In 1964, through its Reynolds v. Simms decision, Scotus established itself and Congress as the superior arbiters of the states’ Article I § 2 authority. Reynolds: “Undoubtedly, the right of suffrage is a fundamental matter in a free and democratic society. Especially since the right to exercise the franchise in a free and unimpaired manner is preservative of other basic civil and political rights, any alleged infringement of the rights of citizens to vote must be carefully and meticulously scrutinized.” With Reynolds, our government ceased to view rights in terms of Natural, Civil, or Political; it created a new category of its own: Fundamental Rights.3

Abracadabra! Through its own will and nothing else, Scotus transformed the political right to vote into a fundamental civil right. As a fundamental civil right, challenges to state laws regarding voter ID, ballot access, literacy tests, duration of residency, registration, apportionment and redistricting as they affect the races . . . all of them are subject to strict scrutiny in which the defendant, the state, must prove that it has a compelling interest in its voting laws. The general presumption of constitutionality afforded state statutes doesn’t apply to so-called fundamental rights, to laws that do not violate amendments XIII-XV, XIX, XXIV, XXVI.

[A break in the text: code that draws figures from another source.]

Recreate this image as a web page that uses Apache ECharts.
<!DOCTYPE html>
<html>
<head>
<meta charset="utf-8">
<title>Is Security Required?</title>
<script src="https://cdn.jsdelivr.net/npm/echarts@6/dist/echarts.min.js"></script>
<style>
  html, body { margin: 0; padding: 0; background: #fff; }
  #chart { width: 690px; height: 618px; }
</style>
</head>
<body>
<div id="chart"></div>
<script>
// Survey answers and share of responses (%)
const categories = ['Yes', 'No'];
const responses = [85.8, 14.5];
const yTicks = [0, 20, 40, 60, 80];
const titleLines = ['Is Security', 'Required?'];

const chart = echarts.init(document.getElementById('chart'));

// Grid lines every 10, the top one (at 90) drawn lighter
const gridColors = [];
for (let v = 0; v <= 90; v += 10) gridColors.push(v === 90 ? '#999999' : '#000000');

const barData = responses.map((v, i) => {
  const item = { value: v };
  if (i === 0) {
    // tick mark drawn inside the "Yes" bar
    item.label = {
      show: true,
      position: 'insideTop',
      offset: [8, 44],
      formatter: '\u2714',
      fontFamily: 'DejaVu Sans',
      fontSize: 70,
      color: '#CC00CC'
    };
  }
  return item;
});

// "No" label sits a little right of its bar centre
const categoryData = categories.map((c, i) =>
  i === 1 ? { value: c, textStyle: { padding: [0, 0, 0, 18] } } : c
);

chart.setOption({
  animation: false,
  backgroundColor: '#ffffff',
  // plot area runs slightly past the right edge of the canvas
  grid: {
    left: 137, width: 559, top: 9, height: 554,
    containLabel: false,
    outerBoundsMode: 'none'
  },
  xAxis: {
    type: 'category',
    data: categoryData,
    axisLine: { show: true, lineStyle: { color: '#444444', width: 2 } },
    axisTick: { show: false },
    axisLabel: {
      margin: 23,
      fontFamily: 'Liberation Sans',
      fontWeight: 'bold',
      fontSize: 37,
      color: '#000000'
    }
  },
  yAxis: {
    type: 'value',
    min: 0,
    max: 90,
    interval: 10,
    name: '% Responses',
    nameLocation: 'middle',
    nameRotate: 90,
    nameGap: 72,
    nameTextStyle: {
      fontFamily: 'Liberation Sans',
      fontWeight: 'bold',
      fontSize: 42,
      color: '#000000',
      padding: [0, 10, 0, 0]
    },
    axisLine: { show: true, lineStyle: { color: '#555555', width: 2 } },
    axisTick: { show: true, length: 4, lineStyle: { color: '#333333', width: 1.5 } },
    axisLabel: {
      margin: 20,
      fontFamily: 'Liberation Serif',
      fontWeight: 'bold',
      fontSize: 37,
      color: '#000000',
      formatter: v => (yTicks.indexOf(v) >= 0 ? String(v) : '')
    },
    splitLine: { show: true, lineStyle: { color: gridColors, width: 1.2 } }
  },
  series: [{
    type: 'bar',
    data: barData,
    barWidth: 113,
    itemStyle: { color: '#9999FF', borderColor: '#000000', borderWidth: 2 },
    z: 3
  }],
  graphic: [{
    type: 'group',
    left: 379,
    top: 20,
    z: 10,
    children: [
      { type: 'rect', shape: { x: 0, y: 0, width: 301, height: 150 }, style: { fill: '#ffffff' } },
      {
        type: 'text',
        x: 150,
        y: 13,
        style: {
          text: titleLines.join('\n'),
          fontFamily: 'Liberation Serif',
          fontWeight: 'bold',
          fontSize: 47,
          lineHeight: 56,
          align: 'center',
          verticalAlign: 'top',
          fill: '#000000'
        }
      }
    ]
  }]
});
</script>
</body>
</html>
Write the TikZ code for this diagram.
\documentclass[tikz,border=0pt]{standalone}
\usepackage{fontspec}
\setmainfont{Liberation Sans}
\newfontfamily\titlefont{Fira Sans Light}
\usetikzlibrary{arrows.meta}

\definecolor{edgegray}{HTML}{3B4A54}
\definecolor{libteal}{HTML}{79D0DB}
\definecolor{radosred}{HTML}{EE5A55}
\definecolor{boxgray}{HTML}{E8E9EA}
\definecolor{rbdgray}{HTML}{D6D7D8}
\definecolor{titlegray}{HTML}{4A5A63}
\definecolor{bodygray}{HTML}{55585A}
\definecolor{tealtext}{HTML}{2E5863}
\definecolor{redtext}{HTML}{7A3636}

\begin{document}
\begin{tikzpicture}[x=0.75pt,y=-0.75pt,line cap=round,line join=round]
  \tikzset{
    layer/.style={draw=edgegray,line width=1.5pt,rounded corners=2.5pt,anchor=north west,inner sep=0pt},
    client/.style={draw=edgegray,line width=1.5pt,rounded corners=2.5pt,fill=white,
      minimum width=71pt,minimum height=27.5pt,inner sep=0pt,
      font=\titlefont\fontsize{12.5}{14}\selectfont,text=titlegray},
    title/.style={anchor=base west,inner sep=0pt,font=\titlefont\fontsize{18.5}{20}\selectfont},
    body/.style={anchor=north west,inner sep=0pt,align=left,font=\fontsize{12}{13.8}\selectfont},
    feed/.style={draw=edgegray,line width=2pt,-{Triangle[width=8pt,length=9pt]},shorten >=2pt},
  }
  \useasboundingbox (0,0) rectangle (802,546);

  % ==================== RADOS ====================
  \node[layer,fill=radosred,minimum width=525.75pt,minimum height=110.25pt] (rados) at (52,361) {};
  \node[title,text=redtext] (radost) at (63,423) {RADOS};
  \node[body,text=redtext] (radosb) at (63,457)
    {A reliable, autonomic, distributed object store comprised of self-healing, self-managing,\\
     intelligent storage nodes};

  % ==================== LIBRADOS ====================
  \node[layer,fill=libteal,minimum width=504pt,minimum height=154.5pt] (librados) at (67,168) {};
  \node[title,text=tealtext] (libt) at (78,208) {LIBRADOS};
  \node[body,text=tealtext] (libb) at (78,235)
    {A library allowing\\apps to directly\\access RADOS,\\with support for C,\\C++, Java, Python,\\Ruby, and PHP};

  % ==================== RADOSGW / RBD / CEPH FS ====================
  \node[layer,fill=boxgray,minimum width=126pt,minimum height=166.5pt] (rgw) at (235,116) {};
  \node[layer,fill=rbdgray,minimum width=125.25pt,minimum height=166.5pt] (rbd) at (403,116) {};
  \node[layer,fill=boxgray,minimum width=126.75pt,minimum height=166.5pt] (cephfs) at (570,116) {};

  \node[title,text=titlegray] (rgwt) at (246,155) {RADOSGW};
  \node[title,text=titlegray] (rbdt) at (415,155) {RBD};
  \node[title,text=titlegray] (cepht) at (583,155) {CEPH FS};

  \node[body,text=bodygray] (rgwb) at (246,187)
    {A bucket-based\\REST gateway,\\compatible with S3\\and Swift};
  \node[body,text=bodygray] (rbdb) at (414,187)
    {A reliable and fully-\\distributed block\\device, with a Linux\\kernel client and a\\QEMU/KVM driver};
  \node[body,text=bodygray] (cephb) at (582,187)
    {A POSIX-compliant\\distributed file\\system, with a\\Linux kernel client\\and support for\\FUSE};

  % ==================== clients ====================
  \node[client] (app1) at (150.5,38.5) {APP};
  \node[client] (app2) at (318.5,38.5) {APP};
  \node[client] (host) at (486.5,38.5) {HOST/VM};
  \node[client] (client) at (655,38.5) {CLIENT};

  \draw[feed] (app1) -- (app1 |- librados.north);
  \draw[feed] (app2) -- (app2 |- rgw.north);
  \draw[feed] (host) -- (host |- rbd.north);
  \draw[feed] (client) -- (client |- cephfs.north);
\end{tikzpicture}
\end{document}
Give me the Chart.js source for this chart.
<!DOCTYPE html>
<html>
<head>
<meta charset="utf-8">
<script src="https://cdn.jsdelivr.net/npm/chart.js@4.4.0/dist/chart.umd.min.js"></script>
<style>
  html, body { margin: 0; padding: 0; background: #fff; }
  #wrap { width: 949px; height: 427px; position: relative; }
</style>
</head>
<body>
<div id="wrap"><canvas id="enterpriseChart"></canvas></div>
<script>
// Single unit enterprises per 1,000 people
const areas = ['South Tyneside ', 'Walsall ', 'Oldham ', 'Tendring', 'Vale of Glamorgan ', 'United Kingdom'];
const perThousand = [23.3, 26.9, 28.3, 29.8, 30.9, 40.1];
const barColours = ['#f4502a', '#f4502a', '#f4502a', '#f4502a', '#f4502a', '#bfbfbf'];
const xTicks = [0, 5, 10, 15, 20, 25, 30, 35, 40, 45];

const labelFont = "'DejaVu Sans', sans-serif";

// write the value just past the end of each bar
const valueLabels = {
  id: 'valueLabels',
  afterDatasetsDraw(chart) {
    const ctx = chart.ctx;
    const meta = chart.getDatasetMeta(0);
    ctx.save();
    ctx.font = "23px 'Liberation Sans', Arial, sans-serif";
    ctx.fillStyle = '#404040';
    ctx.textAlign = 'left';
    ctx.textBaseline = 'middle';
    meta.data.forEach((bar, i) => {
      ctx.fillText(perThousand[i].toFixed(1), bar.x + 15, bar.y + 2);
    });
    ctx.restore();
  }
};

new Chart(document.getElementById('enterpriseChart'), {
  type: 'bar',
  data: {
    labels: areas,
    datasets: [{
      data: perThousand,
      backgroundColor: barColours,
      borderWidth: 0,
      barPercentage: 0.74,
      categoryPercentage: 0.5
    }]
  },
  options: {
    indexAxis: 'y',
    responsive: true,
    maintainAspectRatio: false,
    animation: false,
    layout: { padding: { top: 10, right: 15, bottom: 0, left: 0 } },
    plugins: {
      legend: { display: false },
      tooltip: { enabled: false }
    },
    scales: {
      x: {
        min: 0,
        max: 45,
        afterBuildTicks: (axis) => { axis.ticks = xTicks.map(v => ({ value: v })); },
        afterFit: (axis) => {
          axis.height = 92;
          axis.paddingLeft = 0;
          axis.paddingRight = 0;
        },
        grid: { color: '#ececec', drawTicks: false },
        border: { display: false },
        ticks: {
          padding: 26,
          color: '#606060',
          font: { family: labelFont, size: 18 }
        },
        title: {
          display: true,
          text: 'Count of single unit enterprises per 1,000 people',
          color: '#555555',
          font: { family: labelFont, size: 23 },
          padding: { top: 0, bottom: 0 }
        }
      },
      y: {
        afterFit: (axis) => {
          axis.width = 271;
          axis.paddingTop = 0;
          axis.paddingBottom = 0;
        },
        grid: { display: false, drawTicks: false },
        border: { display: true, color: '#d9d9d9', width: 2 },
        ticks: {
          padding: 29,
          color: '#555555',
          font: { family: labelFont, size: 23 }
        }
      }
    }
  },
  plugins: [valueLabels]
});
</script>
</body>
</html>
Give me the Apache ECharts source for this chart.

From Reynolds, “the franchise is the guardian of all other rights,” and the Equal Protection Clause protects the citizens constitutional right to participate in elections. Other asserted state interests, such as knowledgeability of voters, common interests, intelligent voting—were impermissible interests. 4

The franchise was a recognized political right from 1789 to 1964. Only the post-civil war Constitutional amendments limited state-formulated voter qualifications. When Scotus declared the equal protection clause of the first section of the 14th Amendment applied to voting rights, the role of Congress expanded far beyond its duty to punish errant states through diminution of its congressional delegation via section 2. The 1965 Voting Rights Act picked up where Reynolds stopped; the unconstitutional elevation of Scotus-determined rights as fundamental, protected by the equal protection clause, all but gutted the states’ duty to set voter qualifications. Indeed, instead of the states determining the qualifications of its state-level voters, Reynolds turned Article I § 2 upside down; the national government determines the qualifications of voters to Congress, which in turn determines state-level voter qualifications.

It gets worse. Scotus did not, as it could have, regard the franchise as a privilege limited to citizens in Section 1 of the 14th Amendment. Instead, Scotus unconstitutionally and intentionally granted it equal protection under the law, which applies to any person in the United States. It is why patriots should fear and anticipate a future Scotus will decree a so-called Fundamental Right to vote extends to everyone, citizen and illegal alien alike, across the United States.

Like modern-day hackers, Scotus long ago introduced malware to our operating system, our Constitution. Article I § 2 is just one of many corrupted files. The time is long past to cleanse and restore our operating system, our Constitution.

We are the many; our oppressors are the few. Government is the playground of politicians, but the Constitution is ours. Be proactive. Restore the American Tradition. Join Convention of States.

1. Graham v. Richardson, 403 U.S. 365, 371 (1971), and except, of course, for the carve-out by Scotus in Roe v. Wade.
2. The 24th Amendment prohibited the poll tax, or any other tax qualification to vote.
3. Scotus regards abortion as a Fundamental Right.
4. Voting is not the guardian of all other rights. An elective despotism is still a despotism. Voting, as the ultimate protector, renders our governing plan no better than the British system. The Sovereign Capacity of the people expressed through Article V is the guardian of all other rights.